(Dataset rows)
---
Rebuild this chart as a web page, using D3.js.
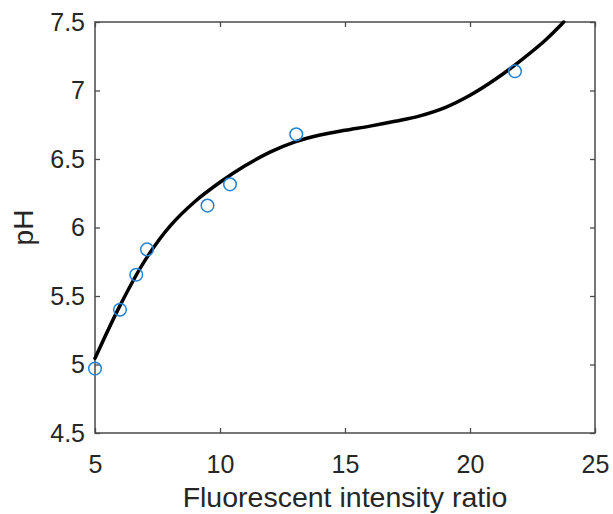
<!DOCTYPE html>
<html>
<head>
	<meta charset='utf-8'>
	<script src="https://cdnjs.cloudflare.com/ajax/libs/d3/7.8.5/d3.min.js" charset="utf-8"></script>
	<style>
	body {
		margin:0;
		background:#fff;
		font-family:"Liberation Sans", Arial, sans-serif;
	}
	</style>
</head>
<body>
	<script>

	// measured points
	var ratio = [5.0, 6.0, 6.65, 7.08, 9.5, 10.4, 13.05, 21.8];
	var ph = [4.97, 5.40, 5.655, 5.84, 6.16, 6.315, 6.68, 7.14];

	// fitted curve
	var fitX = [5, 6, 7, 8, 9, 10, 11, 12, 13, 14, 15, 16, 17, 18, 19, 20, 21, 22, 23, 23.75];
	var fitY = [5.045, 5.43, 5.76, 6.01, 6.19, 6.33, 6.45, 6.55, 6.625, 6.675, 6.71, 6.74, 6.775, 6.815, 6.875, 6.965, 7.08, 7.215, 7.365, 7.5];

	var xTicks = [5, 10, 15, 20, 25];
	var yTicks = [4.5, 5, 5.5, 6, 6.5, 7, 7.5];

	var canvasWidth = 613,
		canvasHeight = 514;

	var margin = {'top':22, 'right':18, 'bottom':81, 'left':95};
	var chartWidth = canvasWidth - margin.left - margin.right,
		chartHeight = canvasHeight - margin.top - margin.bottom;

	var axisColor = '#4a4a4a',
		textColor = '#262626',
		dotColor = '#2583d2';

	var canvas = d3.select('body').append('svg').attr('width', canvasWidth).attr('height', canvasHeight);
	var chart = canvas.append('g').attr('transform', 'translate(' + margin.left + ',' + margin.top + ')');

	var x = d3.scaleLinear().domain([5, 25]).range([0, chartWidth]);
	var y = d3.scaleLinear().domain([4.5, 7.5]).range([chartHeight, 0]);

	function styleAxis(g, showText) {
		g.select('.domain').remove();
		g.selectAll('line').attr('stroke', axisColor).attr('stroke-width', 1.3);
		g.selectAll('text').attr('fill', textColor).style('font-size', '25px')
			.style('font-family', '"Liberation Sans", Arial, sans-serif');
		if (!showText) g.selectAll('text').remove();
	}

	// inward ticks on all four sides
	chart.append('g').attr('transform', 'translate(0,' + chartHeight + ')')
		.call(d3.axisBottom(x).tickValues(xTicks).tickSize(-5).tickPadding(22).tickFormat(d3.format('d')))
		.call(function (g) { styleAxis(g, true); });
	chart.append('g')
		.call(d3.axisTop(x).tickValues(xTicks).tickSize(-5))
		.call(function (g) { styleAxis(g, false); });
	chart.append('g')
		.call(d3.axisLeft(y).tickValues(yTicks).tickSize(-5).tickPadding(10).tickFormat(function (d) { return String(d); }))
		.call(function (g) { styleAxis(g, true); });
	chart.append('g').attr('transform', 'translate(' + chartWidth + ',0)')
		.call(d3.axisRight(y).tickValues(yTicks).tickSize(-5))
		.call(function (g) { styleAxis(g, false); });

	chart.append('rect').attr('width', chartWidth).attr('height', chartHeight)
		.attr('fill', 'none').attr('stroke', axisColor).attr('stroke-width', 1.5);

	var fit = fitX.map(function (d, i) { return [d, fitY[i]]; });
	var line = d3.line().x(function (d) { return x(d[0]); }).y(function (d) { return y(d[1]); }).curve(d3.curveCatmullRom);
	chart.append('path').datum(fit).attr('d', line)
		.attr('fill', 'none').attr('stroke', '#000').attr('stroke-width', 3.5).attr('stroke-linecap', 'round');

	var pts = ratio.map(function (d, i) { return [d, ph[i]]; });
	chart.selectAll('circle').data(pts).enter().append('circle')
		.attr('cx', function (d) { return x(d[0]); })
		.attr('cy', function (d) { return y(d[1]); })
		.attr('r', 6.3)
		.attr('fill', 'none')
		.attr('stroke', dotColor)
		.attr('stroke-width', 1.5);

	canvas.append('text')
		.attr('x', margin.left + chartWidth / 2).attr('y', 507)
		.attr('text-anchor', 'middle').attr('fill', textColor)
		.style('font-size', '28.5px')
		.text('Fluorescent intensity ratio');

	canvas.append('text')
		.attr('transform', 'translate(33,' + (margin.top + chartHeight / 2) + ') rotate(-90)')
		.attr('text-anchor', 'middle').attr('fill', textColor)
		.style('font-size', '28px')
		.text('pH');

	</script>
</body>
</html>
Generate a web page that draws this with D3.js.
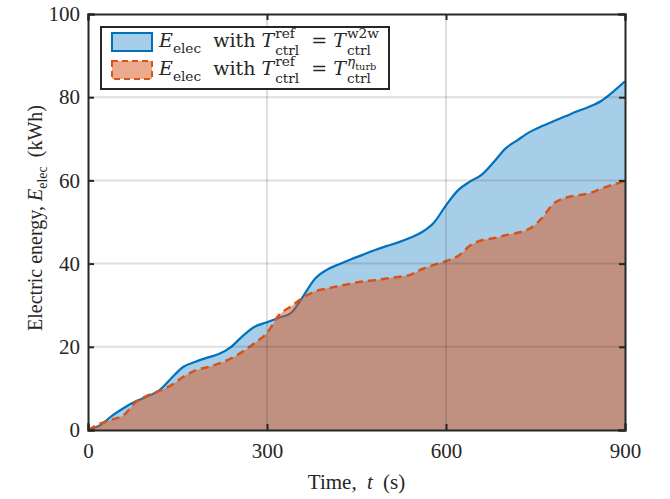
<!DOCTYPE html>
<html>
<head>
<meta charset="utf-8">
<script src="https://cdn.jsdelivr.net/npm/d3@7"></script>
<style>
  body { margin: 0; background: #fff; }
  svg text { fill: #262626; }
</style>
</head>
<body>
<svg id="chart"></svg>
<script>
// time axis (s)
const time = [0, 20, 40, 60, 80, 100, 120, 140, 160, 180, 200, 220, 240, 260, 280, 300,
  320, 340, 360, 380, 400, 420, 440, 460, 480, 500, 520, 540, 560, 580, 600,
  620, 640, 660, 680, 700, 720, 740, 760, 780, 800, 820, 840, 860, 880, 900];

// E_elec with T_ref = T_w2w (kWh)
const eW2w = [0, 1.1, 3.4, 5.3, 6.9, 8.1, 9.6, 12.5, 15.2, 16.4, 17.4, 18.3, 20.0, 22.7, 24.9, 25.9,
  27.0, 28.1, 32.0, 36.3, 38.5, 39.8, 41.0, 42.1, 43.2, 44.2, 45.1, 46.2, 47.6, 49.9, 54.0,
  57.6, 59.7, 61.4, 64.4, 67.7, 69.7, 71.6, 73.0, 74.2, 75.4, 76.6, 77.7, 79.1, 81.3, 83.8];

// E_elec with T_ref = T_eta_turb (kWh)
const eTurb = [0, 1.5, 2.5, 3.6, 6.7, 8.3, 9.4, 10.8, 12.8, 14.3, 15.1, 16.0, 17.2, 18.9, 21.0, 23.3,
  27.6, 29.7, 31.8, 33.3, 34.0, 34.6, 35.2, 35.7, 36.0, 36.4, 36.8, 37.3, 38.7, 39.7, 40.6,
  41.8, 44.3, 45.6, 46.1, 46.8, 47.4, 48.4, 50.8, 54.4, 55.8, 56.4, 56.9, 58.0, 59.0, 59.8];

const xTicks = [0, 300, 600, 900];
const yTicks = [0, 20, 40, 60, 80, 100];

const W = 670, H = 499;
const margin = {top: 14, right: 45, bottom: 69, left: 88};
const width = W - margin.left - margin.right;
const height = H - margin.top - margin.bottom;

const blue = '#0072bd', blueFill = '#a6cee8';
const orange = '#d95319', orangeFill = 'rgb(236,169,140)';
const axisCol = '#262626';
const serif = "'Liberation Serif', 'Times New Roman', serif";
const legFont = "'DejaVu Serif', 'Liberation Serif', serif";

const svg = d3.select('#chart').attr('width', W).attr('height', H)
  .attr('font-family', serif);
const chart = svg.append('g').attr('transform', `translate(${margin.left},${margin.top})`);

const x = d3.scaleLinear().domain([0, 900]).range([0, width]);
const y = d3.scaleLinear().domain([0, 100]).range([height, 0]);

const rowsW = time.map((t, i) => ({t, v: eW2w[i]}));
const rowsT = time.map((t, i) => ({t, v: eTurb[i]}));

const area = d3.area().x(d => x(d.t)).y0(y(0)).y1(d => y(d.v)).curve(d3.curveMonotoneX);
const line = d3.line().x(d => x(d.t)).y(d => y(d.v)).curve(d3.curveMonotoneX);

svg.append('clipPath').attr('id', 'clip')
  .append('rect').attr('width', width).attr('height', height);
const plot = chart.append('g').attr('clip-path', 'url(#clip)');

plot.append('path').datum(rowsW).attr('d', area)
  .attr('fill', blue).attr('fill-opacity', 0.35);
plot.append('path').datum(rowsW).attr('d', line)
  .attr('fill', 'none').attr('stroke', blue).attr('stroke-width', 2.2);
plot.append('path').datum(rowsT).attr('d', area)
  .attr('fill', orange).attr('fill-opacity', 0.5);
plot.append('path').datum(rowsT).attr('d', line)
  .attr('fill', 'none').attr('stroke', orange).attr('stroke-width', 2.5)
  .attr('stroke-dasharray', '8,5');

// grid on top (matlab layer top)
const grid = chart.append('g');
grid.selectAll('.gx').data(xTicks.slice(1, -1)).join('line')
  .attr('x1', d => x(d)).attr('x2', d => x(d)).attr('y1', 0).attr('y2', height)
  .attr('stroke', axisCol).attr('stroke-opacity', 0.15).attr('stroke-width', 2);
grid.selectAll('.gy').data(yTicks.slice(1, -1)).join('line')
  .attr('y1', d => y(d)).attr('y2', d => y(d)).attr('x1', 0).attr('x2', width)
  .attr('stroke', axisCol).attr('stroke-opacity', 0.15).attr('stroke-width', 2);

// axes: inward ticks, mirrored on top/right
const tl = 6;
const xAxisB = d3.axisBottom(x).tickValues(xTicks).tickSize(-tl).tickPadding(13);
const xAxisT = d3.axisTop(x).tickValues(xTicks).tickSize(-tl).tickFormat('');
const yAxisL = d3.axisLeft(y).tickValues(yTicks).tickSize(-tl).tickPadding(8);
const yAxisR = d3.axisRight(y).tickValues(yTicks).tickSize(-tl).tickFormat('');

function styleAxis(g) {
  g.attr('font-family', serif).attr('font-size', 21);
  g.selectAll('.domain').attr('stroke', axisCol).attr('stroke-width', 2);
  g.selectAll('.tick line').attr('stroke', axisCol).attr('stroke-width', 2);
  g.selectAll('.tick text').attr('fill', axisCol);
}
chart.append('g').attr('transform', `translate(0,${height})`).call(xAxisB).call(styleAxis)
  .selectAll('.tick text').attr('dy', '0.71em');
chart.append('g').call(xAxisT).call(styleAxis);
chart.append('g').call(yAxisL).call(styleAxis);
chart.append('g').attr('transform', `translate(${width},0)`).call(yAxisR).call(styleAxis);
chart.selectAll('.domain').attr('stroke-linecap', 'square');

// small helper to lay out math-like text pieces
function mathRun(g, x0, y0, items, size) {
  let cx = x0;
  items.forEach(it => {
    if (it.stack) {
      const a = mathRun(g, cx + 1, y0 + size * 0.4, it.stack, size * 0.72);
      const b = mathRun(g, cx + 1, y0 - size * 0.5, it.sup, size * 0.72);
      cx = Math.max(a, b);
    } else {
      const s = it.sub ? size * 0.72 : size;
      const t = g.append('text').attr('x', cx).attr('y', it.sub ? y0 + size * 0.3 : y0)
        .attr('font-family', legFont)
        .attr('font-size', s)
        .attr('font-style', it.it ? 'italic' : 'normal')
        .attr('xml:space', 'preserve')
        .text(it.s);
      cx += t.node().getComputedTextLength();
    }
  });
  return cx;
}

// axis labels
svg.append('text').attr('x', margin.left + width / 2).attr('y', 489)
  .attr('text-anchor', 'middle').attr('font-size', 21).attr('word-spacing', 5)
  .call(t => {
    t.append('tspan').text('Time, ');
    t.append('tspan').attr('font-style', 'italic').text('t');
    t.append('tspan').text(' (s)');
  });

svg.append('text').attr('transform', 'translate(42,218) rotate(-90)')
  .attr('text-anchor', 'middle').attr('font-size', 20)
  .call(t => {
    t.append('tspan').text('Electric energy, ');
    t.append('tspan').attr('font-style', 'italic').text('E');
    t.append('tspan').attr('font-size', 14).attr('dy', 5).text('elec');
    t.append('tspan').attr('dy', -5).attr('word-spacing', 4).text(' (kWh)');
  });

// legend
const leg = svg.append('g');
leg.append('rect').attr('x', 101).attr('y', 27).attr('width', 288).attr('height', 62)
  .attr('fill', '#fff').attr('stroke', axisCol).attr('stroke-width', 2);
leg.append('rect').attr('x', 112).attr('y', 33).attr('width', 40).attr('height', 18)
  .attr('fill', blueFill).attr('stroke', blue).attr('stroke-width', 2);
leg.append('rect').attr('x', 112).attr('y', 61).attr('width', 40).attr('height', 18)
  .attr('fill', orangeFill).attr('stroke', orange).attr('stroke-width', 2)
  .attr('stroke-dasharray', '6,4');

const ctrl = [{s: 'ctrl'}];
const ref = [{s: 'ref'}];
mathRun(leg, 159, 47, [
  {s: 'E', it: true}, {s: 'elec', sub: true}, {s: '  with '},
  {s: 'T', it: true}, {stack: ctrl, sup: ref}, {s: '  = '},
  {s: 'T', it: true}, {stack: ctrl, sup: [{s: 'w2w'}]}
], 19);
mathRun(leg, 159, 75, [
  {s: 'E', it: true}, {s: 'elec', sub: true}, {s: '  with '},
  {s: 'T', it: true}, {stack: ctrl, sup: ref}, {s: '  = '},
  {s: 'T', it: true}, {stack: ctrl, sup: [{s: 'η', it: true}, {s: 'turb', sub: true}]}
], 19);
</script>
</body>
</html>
---
**WHAT IS REQUIRED:** Transcribe the opening line of the listing above, please, and every line after it through the line with "dotColor = '#2583d2';", word for word, without pictures.

**WRITTEN SOLUTION:**
Rebuild this chart as a web page, using D3.js.
<!DOCTYPE html>
<html>
<head>
	<meta charset='utf-8'>
	<script src="https://cdnjs.cloudflare.com/ajax/libs/d3/7.8.5/d3.min.js" charset="utf-8"></script>
	<style>
	body {
		margin:0;
		background:#fff;
		font-family:"Liberation Sans", Arial, sans-serif;
	}
	</style>
</head>
<body>
	<script>

	// measured points
	var ratio = [5.0, 6.0, 6.65, 7.08, 9.5, 10.4, 13.05, 21.8];
	var ph = [4.97, 5.40, 5.655, 5.84, 6.16, 6.315, 6.68, 7.14];

	// fitted curve
	var fitX = [5, 6, 7, 8, 9, 10, 11, 12, 13, 14, 15, 16, 17, 18, 19, 20, 21, 22, 23, 23.75];
	var fitY = [5.045, 5.43, 5.76, 6.01, 6.19, 6.33, 6.45, 6.55, 6.625, 6.675, 6.71, 6.74, 6.775, 6.815, 6.875, 6.965, 7.08, 7.215, 7.365, 7.5];

	var xTicks = [5, 10, 15, 20, 25];
	var yTicks = [4.5, 5, 5.5, 6, 6.5, 7, 7.5];

	var canvasWidth = 613,
		canvasHeight = 514;

	var margin = {'top':22, 'right':18, 'bottom':81, 'left':95};
	var chartWidth = canvasWidth - margin.left - margin.right,
		chartHeight = canvasHeight - margin.top - margin.bottom;

	var axisColor = '#4a4a4a',
		textColor = '#262626',
		dotColor = '#2583d2';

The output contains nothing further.